Since moving to the Blue Mountains late last year I’ve made some new friends including a King Parrot and a Magpie. The young male King Parrot sits on my back landing and looks through the glass door into my study when the bird-feeder is empty. Maggie, the Magpie, perches on a window sill and looks into the kitchen when she is hungry and notices I am feeding myself.
They are both rather bold birds.
There are usually three or four King Parrots in the trees in the vicinity of the bird-feeder that hangs in my backyard. Over the last few days an old King Parrot, in fact a female so lets call her a Queen Parrot, has been mostly just resting on the back lawn.
Hasbeen says
Be careful of that parrot Jen, they are out to take over the world.

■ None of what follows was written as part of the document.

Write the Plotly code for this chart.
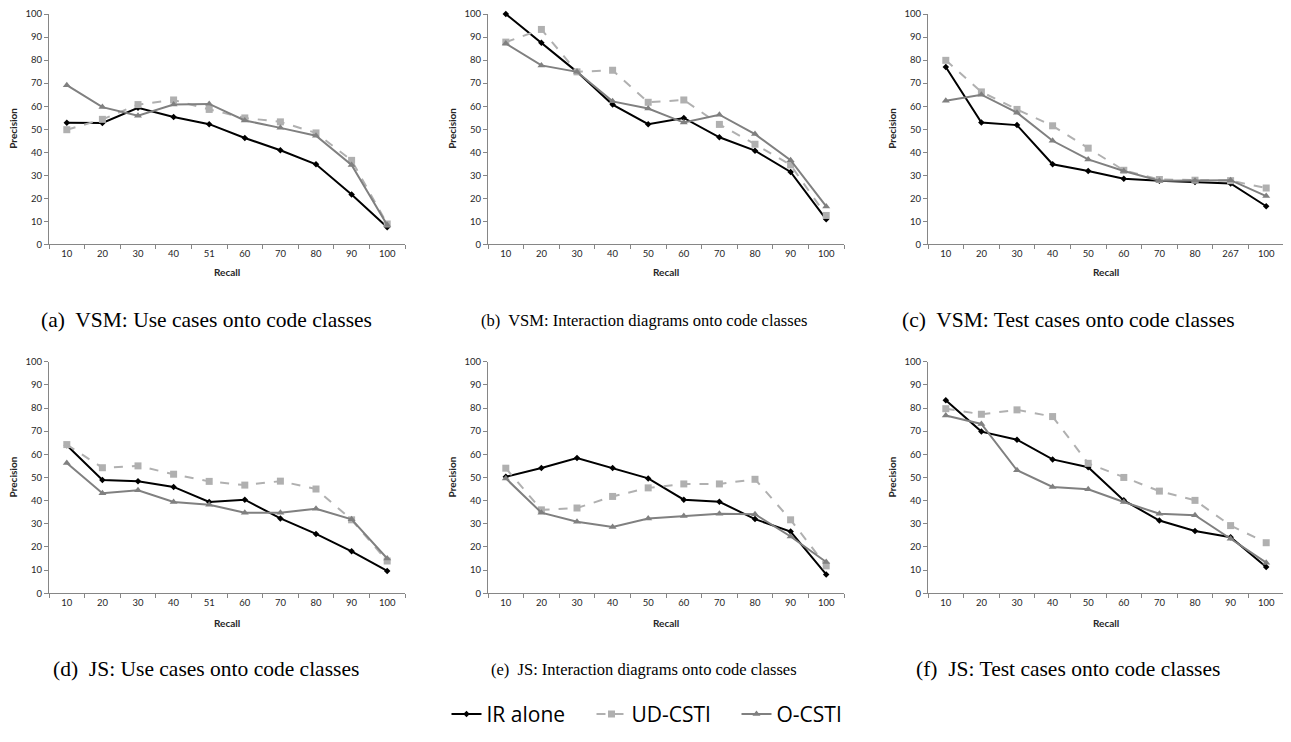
import plotly.graph_objects as go

# ---------------- data ----------------
cats_std = ["10", "20", "30", "40", "50", "60", "70", "80", "90", "100"]
cats_51 = ["10", "20", "30", "40", "51", "60", "70", "80", "90", "100"]
cats_267 = ["10", "20", "30", "40", "50", "60", "70", "80", "267", "100"]

series_names = ["IR alone", "UD-CSTI", "O-CSTI"]

# (a) VSM: Use cases onto code classes
a_ir = [52.8, 52.7, 59.3, 55.3, 52.2, 46.2, 40.9, 34.8, 21.7, 7.5]
a_ud = [49.8, 54.3, 60.7, 62.7, 58.6, 54.9, 53.2, 48.4, 36.5, 8.9]
a_o = [69.1, 59.6, 55.9, 60.7, 61.0, 53.8, 50.6, 47.2, 34.5, 8.5]

# (b) VSM: Interaction diagrams onto code classes
b_ir = [100.0, 87.5, 74.9, 60.7, 52.2, 54.9, 46.5, 40.7, 31.5, 10.9]
b_ud = [87.8, 93.3, 74.9, 75.6, 61.7, 62.7, 52.1, 43.5, 34.5, 12.6]
b_o = [87.2, 77.7, 74.9, 62.1, 59.0, 52.9, 56.3, 47.9, 36.6, 16.5]

# (c) VSM: Test cases onto code classes
c_ir = [77.0, 52.9, 51.8, 34.8, 31.9, 28.5, 27.7, 27.1, 26.5, 16.6]
c_ud = [79.9, 66.2, 58.6, 51.5, 41.8, 32.2, 28.2, 27.9, 27.7, 24.5]
c_o = [62.4, 65.0, 57.2, 45.0, 36.9, 31.9, 27.7, 27.7, 27.9, 21.0]

# (d) JS: Use cases onto code classes
d_ir = [63.9, 48.9, 48.4, 45.9, 39.4, 40.4, 32.3, 25.6, 18.1, 9.6]
d_ud = [64.2, 54.2, 55.0, 51.4, 48.3, 46.7, 48.4, 45.0, 31.7, 13.9]
d_o = [56.2, 43.2, 44.5, 39.4, 38.2, 34.8, 34.8, 36.5, 31.9, 15.0]

# (e) JS: Interaction diagrams onto code classes
e_ir = [50.3, 54.1, 58.4, 54.1, 49.6, 40.4, 39.5, 32.0, 26.6, 8.1]
e_ud = [54.0, 36.0, 36.8, 41.8, 45.5, 47.2, 47.2, 49.2, 31.7, 11.8]
e_o = [49.6, 34.8, 30.9, 28.6, 32.3, 33.3, 34.3, 34.1, 24.5, 13.5]

# (f) JS: Test cases onto code classes
f_ir = [83.3, 69.8, 66.3, 57.8, 54.4, 40.1, 31.4, 26.9, 24.2, 11.3]
f_ud = [79.7, 77.3, 79.2, 76.3, 56.1, 50.0, 44.1, 40.1, 29.2, 21.8]
f_o = [76.8, 73.1, 53.1, 45.9, 44.9, 39.4, 34.3, 33.7, 23.5, 13.2]

captions = [
    "(a)  VSM: Use cases onto code classes",
    "(b)  VSM: Interaction diagrams onto code classes",
    "(c)  VSM: Test cases onto code classes",
    "(d)  JS: Use cases onto code classes",
    "(e)  JS: Interaction diagrams onto code classes",
    "(f)  JS: Test cases onto code classes",
]
y_ticks = [0, 10, 20, 30, 40, 50, 60, 70, 80, 90, 100]

panels = [
    (cats_51, a_ir, a_ud, a_o),
    (cats_std, b_ir, b_ud, b_o),
    (cats_267, c_ir, c_ud, c_o),
    (cats_51, d_ir, d_ud, d_o),
    (cats_std, e_ir, e_ud, e_o),
    (cats_std, f_ir, f_ud, f_o),
]

# ---------------- layout geometry (pixels in the 1291x742 window) ----------------
OFF = 8  # default body margin of the html page
W, H = 1291 - OFF, 742 - OFF
col_px = [(49, 405), (488, 844), (928, 1284)]
row_px = [(7, 242), (361, 596)]
caption_y = [319, 673]
caption_cx = [[206, 644, 1068], [206, 644, 1068]]
caption_size = [21.5, 16.5, 21.5, 21.5, 16.5, 21.5]
recall_y = [270, 626]


def px(v):
    return min(1.0, max(0.0, (v - OFF) / W))


def py(v):
    return min(1.0, max(0.0, 1 - (v - OFF) / H))


styles = [
    dict(color="#000000", width=2, dash="solid", symbol="diamond", size=5),
    dict(color="#B0B0B0", width=2, dash="dash", symbol="square", size=7),
    dict(color="#808080", width=2, dash="solid", symbol="triangle-up", size=7),
]

fig = go.Figure()
annotations = []
axis_color = "#868686"
text_color = "#262626"
tick_font = dict(family="Lato, 'Open Sans', sans-serif", size=9.5, color=text_color)

for i, (cats, ir, ud, o) in enumerate(panels):
    r, c = divmod(i, 3)
    x0, x1 = col_px[c]
    ytop, ybot = row_px[r]
    xa = "x" if i == 0 else f"x{i+1}"
    ya = "y" if i == 0 else f"y{i+1}"
    xkey = "xaxis" if i == 0 else f"xaxis{i+1}"
    ykey = "yaxis" if i == 0 else f"yaxis{i+1}"
    for s, (name, vals) in enumerate(zip(series_names, [ir, ud, o])):
        st = styles[s]
        fig.add_trace(go.Scatter(
            x=cats, y=vals, name=name, mode="lines+markers",
            xaxis=xa, yaxis=ya, showlegend=(i == 0), cliponaxis=False,
            line=dict(color=st["color"], width=st["width"], dash=st["dash"]),
            marker=dict(symbol=st["symbol"], size=st["size"], color=st["color"]),
        ))
    fig.layout[xkey] = dict(
        domain=[px(x0), px(x1)], anchor=ya, type="category",
        categoryorder="array", categoryarray=cats,
        range=[-0.5, 9.5], showgrid=False, zeroline=False,
        showline=True, linecolor=axis_color, linewidth=1,
        ticks="outside", tickson="boundaries", ticklen=4, tickcolor=axis_color,
        tickfont=tick_font, fixedrange=True,
    )
    fig.layout[ykey] = dict(
        domain=[py(ybot), py(ytop)], anchor=xa,
        range=[0, 100], tickvals=y_ticks, showgrid=False, zeroline=False,
        showline=True, linecolor=axis_color, linewidth=1,
        ticks="outside", ticklen=4, tickcolor=axis_color,
        tickfont=tick_font, fixedrange=True,
    )
    annotations.append(dict(
        text="<b>Precision</b>", xref="paper", yref="paper",
        x=px(x0 - 36), y=py((ytop + ybot) / 2), textangle=-90,
        showarrow=False, font=dict(family="Lato, sans-serif", size=10, color=text_color),
        xanchor="center", yanchor="middle",
    ))
    annotations.append(dict(
        text="<b>Recall</b>", xref="paper", yref="paper",
        x=px((x0 + x1) / 2), y=py(recall_y[r]),
        showarrow=False, font=dict(family="Lato, sans-serif", size=10, color=text_color),
        xanchor="center", yanchor="middle",
    ))
    cap = captions[i].replace("  ", "\u00a0 ")
    annotations.append(dict(
        text=cap, xref="paper", yref="paper",
        x=px(caption_cx[r][c]), y=py(caption_y[r]),
        showarrow=False,
        font=dict(family="Liberation Serif, serif", size=caption_size[i], color="#000000"),
        xanchor="center", yanchor="middle",
    ))

fig.update_layout(
    width=W, height=H, autosize=False,
    margin=dict(l=0, r=0, t=0, b=0),
    paper_bgcolor="white", plot_bgcolor="white",
    annotations=annotations,
    legend=dict(
        orientation="h", x=px(664), xanchor="center", y=py(719), yanchor="middle",
        font=dict(family="'Open Sans', sans-serif", size=21, color="#000000"),
        itemwidth=30, entrywidth=100, bgcolor="rgba(0,0,0,0)",
    ),
)

fig.write_html("out.html")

I used to have fresh tree picked apples apricots peaches mandarins & lemons. Here in SE Queensland I had to spray them a bit too often, so I let the fruit fly get them, all but the lemons, but picked them before they could mature, & fed them to the horses. They loved this idea.
Now, however, all this has changed. The poor horses don’t even get a look in. First it was a pair of kings, but then they brought some mates, 4 rosellas.
Now my apples are just hanging cores before they are half grown, the peaches & apricots land on the ground, half grown, with one bite out of them, the magpies, that I thought were my friends, ate the mandarines. Some damn thing even cleared the mulberry in just a day, before they were ripe, of course.
Then the kings invited a couple of white cockatoos, who got under the net, & chewed half the lemons.
Even threatening to empty their bird bath, has not brought them into line.
No Jen, they may be pretty, & they do get the fruit fly, while they are still grube, but I doubt they have your best interests at heart.
Vicki says
Dearest Birdwoman,
I miss you and have often thought and spoken about our visit to your lovely home in the Blue Mtns. The first thing you did, b4 we even spoke, was to take me to your back window and there on your lawn was a herd of cockatoos grazing greedily and noisily as only members of the parrot family do.
I miss the birds in the Chelmer garden ans it gives me great delight when I return to sloly rise to consciousness in the mornings to the sounds of the local birds and then to watch their antics from my bed. Bruce the bushbturkey still visits and runs to me like a pet dog when I call him. He loves cheese and is always stealing the small pieces which I put out for the butcher birds.
Want to visit you and meet your Queen parrot. She’s gorgeous!
Much love to you and urs.
Will catch up soon.
Vickixxx
PS Bell birds in the bush near where we live but oh how I miss the contact with birds which I can never take for granted.